Doctoral Dissertation Improvement Award: The Role of Writing in Tracing Social Interaction
Brown University, Providence RI
Investigators
Abstract
Writing is more than a visual medium for communicating information - it is also a cultural practice that must be understood in context. Researchers studying the transmission or spread of cultural practices in the ancient past rely largely on material and physical remains. Archaeology is especially well-suited to address these questions because it combines a critical engagement with material culture with a concern with change and interaction over time and space. In this context, writing presents an ideal case for exploring cultural transmission because of the material traces that it leaves and because its physical aspects are often ignored at the expense of its more abstract message. Mallory Matsumoto (Brown University) will undertake dissertation research to understand the production and transmission of writing. In addition to fostering interdisciplinary collaboration between archaeology, epigraphy, and anthropology, this work will demonstrate how interaction in one cultural context may affect another, an issue relevant to understanding both the past and the present. In addition to contributing to current understanding of pre-Columbian Maya civilization, the results will be especially relevant to contemporary Maya communities given their current efforts revive the hieroglyphic script as a symbol of identity and cultural heritage.
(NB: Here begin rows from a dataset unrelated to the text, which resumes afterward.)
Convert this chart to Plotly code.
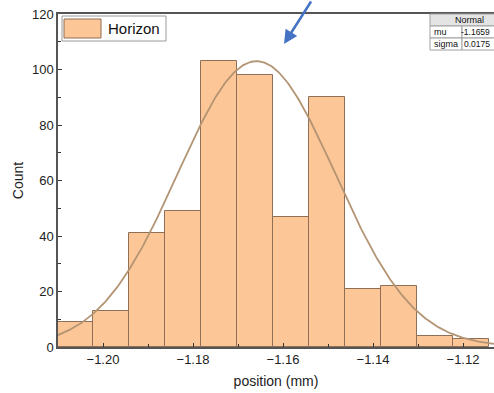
import plotly.graph_objects as go
import numpy as np

# ---- data ----
bin_centers = [-1.2062, -1.1982, -1.1902, -1.1822, -1.1742, -1.1662,
               -1.1582, -1.1502, -1.1422, -1.1342, -1.1262, -1.1182]
bin_width = 0.008
counts = [9, 13, 41, 49, 103, 98, 47, 90, 21, 22, 4, 3]
fit_mu = -1.1659
fit_sigma = 0.0175
fit_peak = 103
series_name = "Horizon"
table_rows = [("mu", "-1.1659"), ("sigma", "0.0175")]
x_ticks = [-1.20, -1.18, -1.16, -1.14, -1.12]
y_ticks = [0, 20, 40, 60, 80, 100, 120]

W, H = 494, 393
L, T, B = 58, 14, 347
R = W

def px(x):
    return (x - L) / (R - L)

def py(y):
    return (B - y) / (B - T)

xr = [-1.21, -1.21 + (R - L) / 4500]
xc = np.linspace(xr[0], xr[1], 400)
yc = fit_peak * np.exp(-(xc - fit_mu) ** 2 / (2 * fit_sigma ** 2))

fig = go.Figure()
fig.add_trace(go.Bar(x=bin_centers, y=counts, width=bin_width,
                     marker=dict(color="#FDC697", line=dict(color="#8f6f55", width=1)),
                     name=series_name, showlegend=False))
fig.add_trace(go.Scatter(x=xc, y=yc, mode="lines",
                         line=dict(color="#B39473", width=1.8), showlegend=False))

font = "Liberation Sans, Arial, sans-serif"
shapes = []
annotations = []

# custom legend
shapes.append(dict(type="rect", xref="paper", yref="paper",
                   x0=px(62), x1=px(166), y0=py(41), y1=py(16),
                   line=dict(color="#9a9a9a", width=1), fillcolor="white", layer="above"))
shapes.append(dict(type="rect", xref="paper", yref="paper",
                   x0=px(64), x1=px(101), y0=py(38), y1=py(19),
                   line=dict(color="#8f6f55", width=1), fillcolor="#FDC697", layer="above"))
annotations.append(dict(xref="paper", yref="paper", x=px(106), y=py(28.5),
                        xanchor="left", yanchor="middle", showarrow=False,
                        text=series_name, font=dict(family=font, size=15, color="#111")))

# parameter table
tx0, tx1, tx2 = 430, 462, 520
ty = [14, 26, 38, 50]
shapes.append(dict(type="rect", xref="paper", yref="paper",
                   x0=px(tx0), x1=px(tx2), y0=py(ty[1]), y1=py(ty[0]),
                   line=dict(color="#a0a0a0", width=1), fillcolor="#e4e4e4", layer="above"))
for i in range(2):
    for a, b in [(tx0, tx1), (tx1, tx2)]:
        shapes.append(dict(type="rect", xref="paper", yref="paper",
                           x0=px(a), x1=px(b), y0=py(ty[i + 2]), y1=py(ty[i + 1]),
                           line=dict(color="#a0a0a0", width=1), fillcolor="white", layer="above"))
annotations.append(dict(xref="paper", yref="paper", x=px(469), y=py(20),
                        xanchor="center", yanchor="middle", showarrow=False,
                        text="Normal", font=dict(family=font, size=9, color="#111")))
for i, (k, v) in enumerate(table_rows):
    yy = (ty[i + 1] + ty[i + 2]) / 2
    annotations.append(dict(xref="paper", yref="paper", x=px(432), y=py(yy),
                            xanchor="left", yanchor="middle", showarrow=False,
                            text=k, font=dict(family=font, size=9, color="#111")))
    annotations.append(dict(xref="paper", yref="paper", x=px(492), y=py(yy),
                            xanchor="right", yanchor="middle", showarrow=False,
                            text=v, font=dict(family=font, size=8.5, color="#111")))

# blue arrow
annotations.append(dict(xref="paper", yref="paper", x=px(284), y=py(44),
                        ax=28, ay=-48,
                        showarrow=True, arrowhead=2, arrowsize=1.1, arrowwidth=2.5,
                        arrowcolor="#4472C4", text=""))

fig.update_layout(
    width=W, height=H,
    margin=dict(l=L, r=W - R, t=T, b=H - B),
    paper_bgcolor="white", plot_bgcolor="white",
    bargap=0, shapes=shapes, annotations=annotations,
    font=dict(family=font, size=13, color="#222"),
    xaxis=dict(range=xr, tickvals=x_ticks, ticktext=["\u2212%.2f" % abs(v) for v in x_ticks],
               ticks="inside", ticklen=4, tickcolor="#333",
               minor=dict(dtick=0.01, tick0=-1.21, ticks="inside", ticklen=3, tickcolor="#333"),
               showline=True, linecolor="#555", linewidth=1.5, mirror=True,
               showgrid=False, zeroline=False,
               title=dict(text="position (mm)", font=dict(size=14, color="#222"), standoff=10)),
    yaxis=dict(range=[0, 120], tickvals=y_ticks, ticks="inside", ticklen=4, tickcolor="#333",
               minor=dict(dtick=10, ticks="inside", ticklen=3, tickcolor="#333"),
               showline=True, linecolor="#555", linewidth=1.5,
               showgrid=False, zeroline=False,
               title=dict(text="Count", font=dict(size=14, color="#222"), standoff=5)),
)
fig.write_html("out.html")
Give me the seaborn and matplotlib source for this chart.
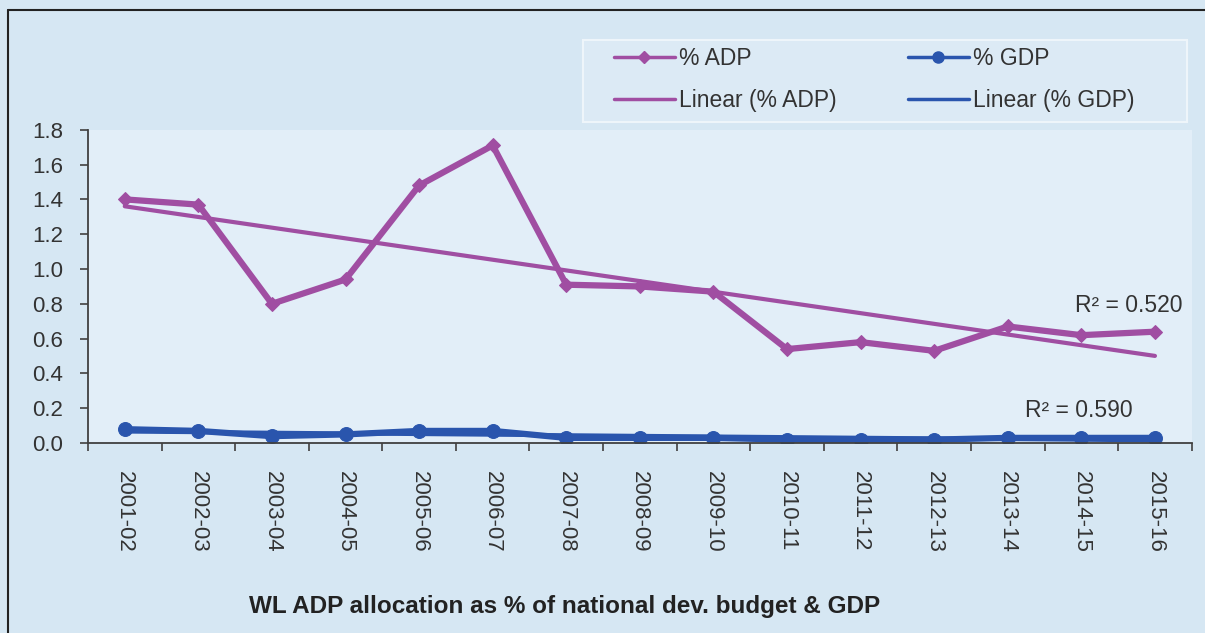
import numpy as np
import pandas as pd
import matplotlib
matplotlib.use("Agg")
import matplotlib.pyplot as plt
import seaborn as sns
from matplotlib.lines import Line2D
from matplotlib.patches import Rectangle

years = ["2001-02", "2002-03", "2003-04", "2004-05", "2005-06", "2006-07", "2007-08",
         "2008-09", "2009-10", "2010-11", "2011-12", "2012-13", "2013-14", "2014-15", "2015-16"]
adp = [1.40, 1.37, 0.80, 0.94, 1.48, 1.71, 0.91, 0.90, 0.87, 0.54, 0.58, 0.53, 0.67, 0.62, 0.64]
gdp = [0.08, 0.07, 0.04, 0.05, 0.07, 0.07, 0.03, 0.03, 0.03, 0.02, 0.02, 0.02, 0.03, 0.03, 0.03]
r2_labels = ["R\u00b2 = 0.520", "R\u00b2 = 0.590"]
yticks = [0.0, 0.2, 0.4, 0.6, 0.8, 1.0, 1.2, 1.4, 1.6, 1.8]
xlabel = "WL ADP allocation as % of national dev. budget & GDP"

sns.set_theme(style="white")
plt.rcParams['font.family'] = ['Liberation Sans', 'DejaVu Sans']

purple = "#a04ea2"
blue = "#2a55ad"
txt = "#333333"

df = pd.DataFrame({"idx": np.arange(len(years)), "year": years, "adp": adp, "gdp": gdp})

fig = plt.figure(figsize=(12.05, 6.33), dpi=100, facecolor="#d6e7f3")
ax = fig.add_axes([0.073, 0.300, 0.916, 0.495])
ax.set_facecolor("#e2eef8")

sns.regplot(data=df, x="idx", y="adp", scatter=False, ci=None, ax=ax,
            line_kws=dict(color=purple, lw=3.0))
sns.regplot(data=df, x="idx", y="gdp", scatter=False, ci=None, ax=ax,
            line_kws=dict(color=blue, lw=3.0))
sns.lineplot(data=df, x="idx", y="adp", ax=ax, color=purple, lw=4.5,
             marker="D", markersize=7, markeredgecolor=purple)
sns.lineplot(data=df, x="idx", y="gdp", ax=ax, color=blue, lw=4.5,
             marker="o", markersize=10, markeredgecolor=blue)

ax.set_xlim(-0.5, len(years) - 0.5)
ax.set_ylim(0, 1.8)
ax.set_yticks(yticks)
ax.set_yticklabels([f"{v:.1f}" for v in yticks], color=txt, fontsize=16)
ax.set_xticks(np.arange(len(years)))
ax.set_xticklabels(years, rotation=-90, color=txt, fontsize=16)
ax.set_xticks(np.arange(-0.5, len(years)), minor=True)
ax.tick_params(axis="x", which="major", length=0, pad=20)
ax.tick_params(axis="x", which="minor", length=6, width=1.2, color="#404040", direction="out", bottom=True)
ax.tick_params(axis="y", length=6, width=1.2, color="#404040", direction="out", pad=12, left=True)
ax.set_xlabel("")
ax.set_ylabel("")
for s in ["top", "right"]:
    ax.spines[s].set_visible(False)
for s in ["left", "bottom"]:
    ax.spines[s].set_color("#404040")
    ax.spines[s].set_linewidth(1.3)
ax.grid(False)

ax.text(13.65, 0.79, r2_labels[0], ha="center", va="center", fontsize=16.5, color=txt)
ax.text(12.97, 0.19, r2_labels[1], ha="center", va="center", fontsize=16.5, color=txt)

# legend frame drawn as a separate box
fig.patches.append(Rectangle((583 / 1205, 1 - 122 / 633), (1187 - 583) / 1205, 82 / 633,
                             transform=fig.transFigure, facecolor="#dceaf5",
                             edgecolor="#eef5fa", lw=1.5, zorder=0))

handles = [
    Line2D([], [], color=purple, lw=2.5, marker="D", markersize=6),
    Line2D([], [], color=purple, lw=2.5),
    Line2D([], [], color=blue, lw=2.5, marker="o", markersize=8),
    Line2D([], [], color=blue, lw=2.5),
]
labels = ["% ADP", "Linear (% ADP)", "% GDP", "Linear (% GDP)"]
leg = fig.legend(handles, labels, ncol=2, loc="upper left",
                 bbox_to_anchor=(614 / 1205, 1 - 47 / 633), bbox_transform=fig.transFigure,
                 frameon=False, fontsize=16.5, handlelength=2.65,
                 handletextpad=0.2, columnspacing=3.1, labelspacing=0.85,
                 borderpad=0.0, borderaxespad=0.0)
for t in leg.get_texts():
    t.set_color(txt)

fig.text(565 / 1205, 1 - 606 / 633, xlabel, ha="center", va="center",
         fontsize=17.5, fontweight="bold", color="#222222")

fig.add_artist(Line2D([8 / 1205, 8 / 1205], [0, 1 - 10 / 633], transform=fig.transFigure,
                      color="#222222", lw=1.5))
fig.add_artist(Line2D([8 / 1205, 1], [1 - 10 / 633, 1 - 10 / 633], transform=fig.transFigure,
                      color="#222222", lw=1.5))

fig.savefig("out.png", dpi=100, facecolor=fig.get_facecolor())
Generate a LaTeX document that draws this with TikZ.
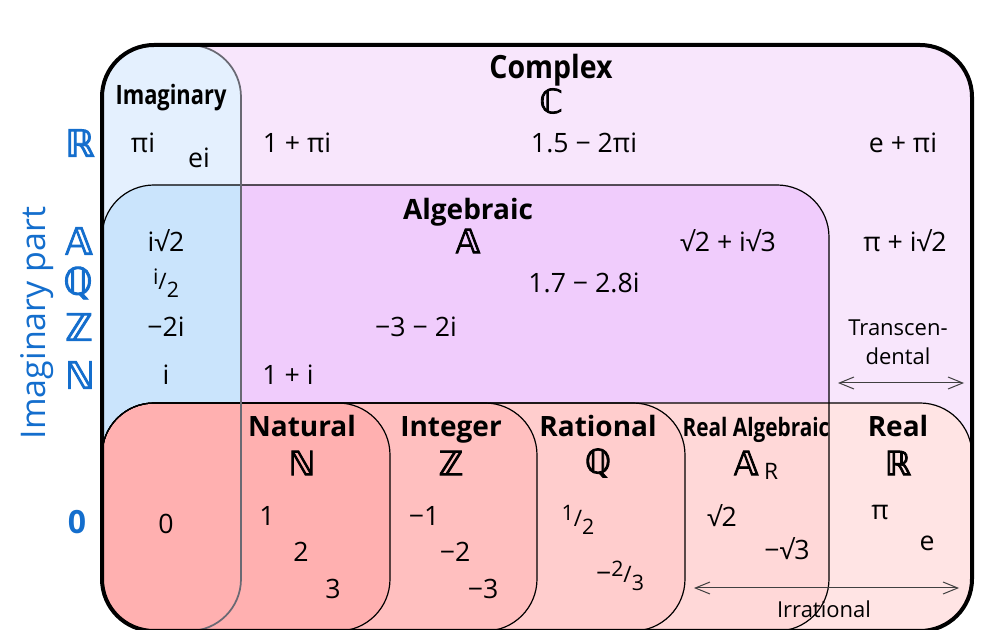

This dissertation research will examine if and how the networks through which writing is transmitted overlap with other contexts of cultural exchange. Its case study will be the ancient Maya hieroglyphic writing system, which was used for over 1500 years in areas of what are now Mexico, Guatemala, Belize, and Honduras. Critically, the writing system was shared among pre-Columbian Maya communities who were not only separated by space and time, but also were never politically unified. Although the decipherment of Maya hieroglyphs has advanced significantly in recent decades, scholars still do not understand how the writing system developed and spread. The investigator will analyze the form of Maya inscriptions and the hieroglyphs they contain to reconstruct which settlements were sharing which writing techniques, how these patterns changed over time, and how they related to interactions in other contexts like politics, warfare, or trade. This award reflects NSF's statutory mission and has been deemed worthy of support through evaluation using the Foundation's intellectual merit and broader impacts review criteria.